Old Ways in the New World was launched at the 1973 Festival as a cooperative, comparative presentation prepared and mounted by a joint effort involving the Smithsonian and the Government of Yugoslavia. Musicians, singers and dancers from Serbia and Croatia joined with their cultural descendants in America for a five-day celebration of the bechar tamburashi tradition. A series of concerts comparing American Anglo-Scots-Irish material with the English, Scots and Irish forms was intended as a preview of future Festivals.

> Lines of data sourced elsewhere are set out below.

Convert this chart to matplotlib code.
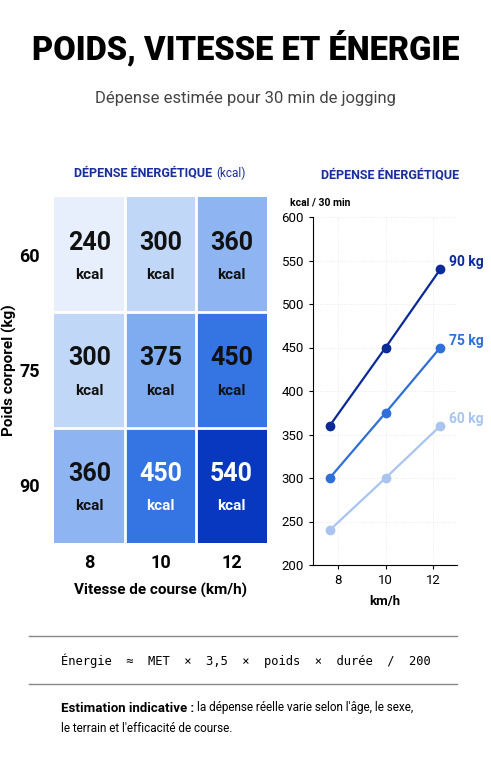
import matplotlib
matplotlib.use("Agg")
import matplotlib.pyplot as plt
import numpy as np
from matplotlib.colors import LinearSegmentedColormap

speeds = [8, 10, 12]
weights = [60, 75, 90]
kcal = [[240, 300, 360], [300, 375, 450], [360, 450, 540]]
line_x = [7.65, 10, 12.3]
series_labels = ["60 kg", "75 kg", "90 kg"]
series_colors = ["#a8c4ef", "#2f6fd9", "#0b2a9a"]
yticks = [200, 250, 300, 350, 400, 450, 500, 550, 600]

plt.rcParams['font.family'] = ['Roboto', 'DejaVu Sans']
W, H = 491, 768
fig = plt.figure(figsize=(W/100, H/100), dpi=100)
fig.patch.set_facecolor('white')

def fx(p): return p / W
def fy(p): return 1 - p / H

fig.text(0.5, fy(48), "POIDS, VITESSE ET ÉNERGIE", ha='center', va='center',
         fontsize=23.5, fontweight='black', color='black')
fig.text(0.5, fy(99), "Dépense estimée pour 30 min de jogging", ha='center', va='center',
         fontsize=12, color='#444444')

# heatmap
ax = fig.add_axes([fx(54), fy(543), fx(267-54), (543-197)/H])
cmap = LinearSegmentedColormap.from_list('b', ['#eef4fe', '#a9c8f6', '#3a7be8', '#0535bd'])
arr = np.array(kcal)
ax.imshow(arr, cmap=cmap, vmin=230, vmax=545, aspect='auto')
for i in range(3):
    for j in range(3):
        v = arr[i, j]
        c = 'white' if v >= 450 and i == 2 else '#111111'
        ax.text(j, i - 0.1, str(v), ha='center', va='center', fontsize=18, fontweight='bold', color=c)
        ax.text(j, i + 0.18, "kcal", ha='center', va='center', fontsize=11, fontweight='bold', color=c)
for k in [0.5, 1.5]:
    ax.axvline(k, color='white', lw=2)
    ax.axhline(k, color='white', lw=2)
ax.set_xticks(range(3), [str(s) for s in speeds], fontsize=13, fontweight='bold')
ax.set_yticks(range(3), [str(w) for w in weights], fontsize=13, fontweight='bold')
ax.tick_params(length=0, pad=8)
ax.tick_params(axis='y', pad=10)
for s in ax.spines.values(): s.set_visible(False)
ax.set_xlabel("Vitesse de course (km/h)", fontsize=11, fontweight='bold', labelpad=8)
ax.set_ylabel("Poids corporel (kg)", fontsize=11, fontweight='bold', labelpad=2)
fig.text(fx(212), fy(173), "DÉPENSE ÉNERGÉTIQUE", ha='right', va='center', fontsize=9,
         fontweight='bold', color='#1a2f9e')
fig.text(fx(216), fy(173), "(kcal)", ha='left', va='center', fontsize=8.5, color='#1a2f9e')

# line chart
ax2 = fig.add_axes([fx(313), fy(565), fx(457-313), (565-217)/H])
for vals, lab, col in zip(kcal, series_labels, series_colors):
    ax2.plot(line_x, vals, color=col, lw=1.6, marker='o', ms=6)
    ax2.text(line_x[-1] + 0.35, vals[-1] + 8, lab, color=col, fontsize=10, fontweight='bold', va='center')
ax2.set_xlim(6.95, 13.0)
ax2.set_ylim(200, 600)
ax2.set_yticks(yticks)
ax2.set_xticks(speeds)
ax2.tick_params(labelsize=9.5, length=3)
ax2.grid(True, color='#e6e6e6', lw=0.6, ls=':')
ax2.spines['top'].set_visible(False)
ax2.spines['right'].set_visible(False)
ax2.set_xlabel("km/h", fontsize=9.5, fontweight='bold', labelpad=6)
fig.text(fx(390), fy(175), "DÉPENSE ÉNERGÉTIQUE", ha='center', va='center', fontsize=9,
         fontweight='bold', color='#1a2f9e')
fig.text(fx(290), fy(202), "kcal / 30 min", ha='left', va='center', fontsize=7.5, fontweight='bold')

# footer
fig.add_artist(plt.Line2D([fx(29), fx(457)], [fy(636), fy(636)], color='#888888', lw=1))
fig.add_artist(plt.Line2D([fx(29), fx(457)], [fy(684), fy(684)], color='#888888', lw=1))
fig.text(fx(61), fy(661), "Énergie  ≈  MET  ×  3,5  ×  poids  ×  durée  /  200", ha='left', va='center',
         fontsize=8.7, family='DejaVu Sans Mono')
fig.text(fx(61), fy(708), "Estimation indicative :", ha='left', va='center', fontsize=9.5, fontweight='bold')
fig.text(fx(197), fy(708), "la dépense réelle varie selon l'âge, le sexe,", ha='left', va='center', fontsize=8.5)
fig.text(fx(61), fy(728), "le terrain et l'efficacité de course.", ha='left', va='center', fontsize=8.5)

fig.savefig("out.png", dpi=100)
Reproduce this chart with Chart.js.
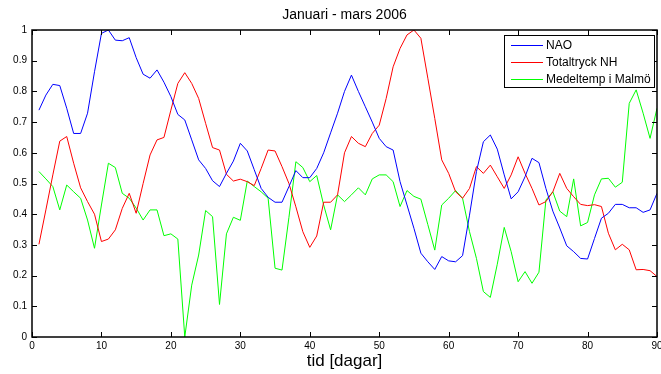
<!DOCTYPE html>
<html>
<head>
<meta charset="utf-8">
<script src="https://cdn.jsdelivr.net/npm/chart.js@4"></script>
<style>
  html, body { margin: 0; padding: 0; background: #fff; }
  #wrap { width: 661px; height: 374px; }
</style>
</head>
<body>
<div id="wrap"><canvas id="plot"></canvas></div>
<script>
const days = Array.from({ length: 90 }, (v, i) => i + 1)

const nao = [
  0.739, 0.788, 0.823, 0.819, 0.745, 0.663, 0.663, 0.729, 0.864, 0.989,
  1.0, 0.967, 0.965, 0.975, 0.91, 0.856, 0.843, 0.87, 0.83, 0.783,
  0.725, 0.707, 0.642, 0.577, 0.549, 0.509, 0.49, 0.533, 0.573, 0.631,
  0.606, 0.545, 0.484, 0.455, 0.439, 0.439, 0.49, 0.542, 0.519, 0.519,
  0.549, 0.60, 0.665, 0.729, 0.80, 0.853, 0.80, 0.75, 0.70, 0.647,
  0.62, 0.609, 0.506, 0.43, 0.354, 0.273, 0.245, 0.22, 0.262, 0.248,
  0.245, 0.265, 0.397, 0.539, 0.636, 0.658, 0.612, 0.528, 0.45, 0.473,
  0.522, 0.582, 0.568, 0.484, 0.41, 0.355, 0.297, 0.278, 0.256, 0.254,
  0.321, 0.387, 0.403, 0.432, 0.432, 0.421, 0.421, 0.406, 0.414, 0.468
]

const totaltryck = [
  0.302, 0.414, 0.528, 0.638, 0.653, 0.566, 0.486, 0.441, 0.40, 0.311,
  0.319, 0.349, 0.419, 0.468, 0.403, 0.50, 0.593, 0.642, 0.65, 0.739,
  0.826, 0.861, 0.826, 0.777, 0.696, 0.617, 0.609, 0.53, 0.508, 0.514,
  0.506, 0.493, 0.549, 0.609, 0.606, 0.555, 0.50, 0.424, 0.343, 0.292,
  0.329, 0.439, 0.439, 0.463, 0.60, 0.653, 0.631, 0.62, 0.663, 0.69,
  0.777, 0.88, 0.94, 0.984, 1.0, 0.973, 0.843, 0.712, 0.577, 0.533,
  0.473, 0.452, 0.484, 0.555, 0.533, 0.56, 0.522, 0.484, 0.528, 0.587,
  0.533, 0.484, 0.43, 0.441, 0.473, 0.533, 0.484, 0.457, 0.432, 0.428,
  0.431, 0.425, 0.338, 0.284, 0.302, 0.284, 0.219, 0.22, 0.216, 0.197
]

const medeltemp = [
  0.539, 0.515, 0.49, 0.414, 0.495, 0.473, 0.452, 0.381, 0.289, 0.43,
  0.566, 0.552, 0.468, 0.452, 0.42, 0.381, 0.414, 0.414, 0.33, 0.336,
  0.319, 0.0, 0.169, 0.267, 0.412, 0.392, 0.106, 0.336, 0.39, 0.38,
  0.508, 0.49, 0.473, 0.452, 0.224, 0.218, 0.39, 0.571, 0.552, 0.506,
  0.526, 0.43, 0.349, 0.463, 0.441, 0.463, 0.486, 0.463, 0.515, 0.528,
  0.528, 0.506, 0.425, 0.477, 0.458, 0.449, 0.366, 0.283, 0.43, 0.452,
  0.477, 0.452, 0.343, 0.256, 0.148, 0.129, 0.237, 0.357, 0.278, 0.18,
  0.213, 0.175, 0.211, 0.446, 0.473, 0.41, 0.392, 0.515, 0.362, 0.373,
  0.463, 0.515, 0.517, 0.488, 0.504, 0.761, 0.805, 0.729, 0.647, 0.745
]

const xTicks = [ 0, 10, 20, 30, 40, 50, 60, 70, 80, 90 ]
const yTicks = [ 0, 0.1, 0.2, 0.3, 0.4, 0.5, 0.6, 0.7, 0.8, 0.9, 1 ]
const yTickLabels = [ '0', '0.1', '0.2', '0.3', '0.4', '0.5', '0.6', '0.7', '0.8', '0.9', '1' ]

const titleText = 'Januari - mars 2006'
const xTitle = 'tid [dagar]'

const font = "'Liberation Sans', Arial, sans-serif"

const toPoints = (values) => values.map((v, i) => ({ x: days[i], y: v }))

// matlab style box, inward ticks, labels, title and legend
const matlabFrame = {
  id: 'matlabFrame',
  afterDraw(chart) {
    const { ctx, chartArea: a, scales: { x, y } } = chart
    const tick = 5
    ctx.save()
    ctx.strokeStyle = '#000'
    ctx.fillStyle = '#000'
    ctx.lineWidth = 1

    ctx.beginPath()
    xTicks.forEach(t => {
      const px = Math.round(x.getPixelForValue(t)) + 0.5
      ctx.moveTo(px, a.bottom); ctx.lineTo(px, a.bottom - tick)
      ctx.moveTo(px, a.top); ctx.lineTo(px, a.top + tick)
    })
    yTicks.forEach(t => {
      const py = Math.round(y.getPixelForValue(t)) + 0.5
      ctx.moveTo(a.left, py); ctx.lineTo(a.left + tick, py)
      ctx.moveTo(a.right, py); ctx.lineTo(a.right - tick, py)
    })
    ctx.stroke()

    ctx.lineWidth = 1.5
    ctx.strokeRect(a.left, a.top, a.right - a.left, a.bottom - a.top)

    ctx.font = '10px ' + font
    ctx.textAlign = 'center'
    ctx.textBaseline = 'top'
    xTicks.forEach(t => {
      ctx.fillText(String(t), x.getPixelForValue(t), a.bottom + 4)
    })
    ctx.textAlign = 'right'
    ctx.textBaseline = 'middle'
    yTicks.forEach((t, i) => {
      ctx.fillText(yTickLabels[i], a.left - 5, y.getPixelForValue(t))
    })

    ctx.textAlign = 'center'
    ctx.textBaseline = 'middle'
    ctx.font = '14px ' + font
    ctx.fillText(titleText, (a.left + a.right) / 2, 15)
    ctx.font = '17px ' + font
    ctx.fillText(xTitle, (a.left + a.right) / 2, 361)

    // legend
    const lx = 504, ly = 35, lw = 150, lh = 52
    ctx.fillStyle = '#fff'
    ctx.fillRect(lx, ly, lw, lh)
    ctx.lineWidth = 1
    ctx.strokeStyle = '#000'
    ctx.strokeRect(lx + 0.5, ly + 0.5, lw, lh)
    ctx.font = '12px ' + font
    ctx.textAlign = 'left'
    chart.data.datasets.forEach((ds, i) => {
      const ry = ly + 10.5 + i * 17
      ctx.strokeStyle = ds.borderColor
      ctx.beginPath()
      ctx.moveTo(lx + 7, ry); ctx.lineTo(lx + 39, ry)
      ctx.stroke()
      ctx.fillStyle = '#000'
      ctx.fillText(ds.label, lx + 42, ry + 0.5)
    })
    ctx.restore()
  }
}

let tidsserie = new Chart(document.querySelector('#plot'), {
  type: 'line',
  plugins: [matlabFrame],
  data: {
    datasets: [
      {
        label: 'NAO',
        data: toPoints(nao),
        borderColor: '#0000ff',
        borderWidth: 1,
        pointRadius: 0,
        tension: 0
      },
      {
        label: 'Totaltryck NH',
        data: toPoints(totaltryck),
        borderColor: '#ff0000',
        borderWidth: 1,
        pointRadius: 0,
        tension: 0
      },
      {
        label: 'Medeltemp i Malmö',
        data: toPoints(medeltemp),
        borderColor: '#00ff00',
        borderWidth: 1,
        pointRadius: 0,
        tension: 0
      }
    ]
  },
  options: {
    responsive: true,
    maintainAspectRatio: false,
    animation: false,
    layout: {
      padding: { top: 30, right: 4, left: 0, bottom: 0 }
    },
    scales: {
      x: {
        type: 'linear',
        min: 0,
        max: 90,
        grid: { display: false },
        border: { display: false },
        ticks: { display: false },
        afterFit(scale) { scale.height = 37 }
      },
      y: {
        min: 0,
        max: 1,
        grid: { display: false },
        border: { display: false },
        ticks: { display: false },
        afterFit(scale) { scale.width = 32 }
      }
    },
    plugins: {
      legend: { display: false },
      title: { display: false },
      tooltip: { enabled: false }
    }
  }
})
</script>
</body>
</html>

Like the other Festival programs, Old Ways was concerned with the presentation of elements of group identity. Here the point of focus was the cultural traditions that newcomers - early and late, forced and willing - brought to the United States and creatively used in maintaining their unique sense of community. These traditions serve to reinforce, reassure and stabilize people struggling to survive in an unaccustomed environment.

As the Smithsonian began planning a multi-month Bicentennial Festival of American Folklife projected for 1976, it established relationships with foreign governments to initiate joint research programs, with U.S. scholars working abroad and visiting specialists coming to the U.S. to map and compare traditions as they exist in the mother country and here. The resources of ethnographic museums, folklore institutes, universities and independent scholars were mobilized to approach this material with fresh perspectives and techniques.

Andrew Oerke was Program Coordinator for the Old Ways in the New World program, with Carla Borden as Field Reseach Coordinator and Martin Koenig and Ethel Raim-Zinser serving as Program Directors for Slavic and Balkan Cultures. Major sponsors for the Old Ways program included the Government of Yugoslavia, the Croatian Fraternal Union, and the Serb National Federation. Subsequent to their participation in the Festival, Yugoslav participants toured to perform in U.S. cities with Serbian and Croation populations; those Touring Performances were coordinated by Mark Mason.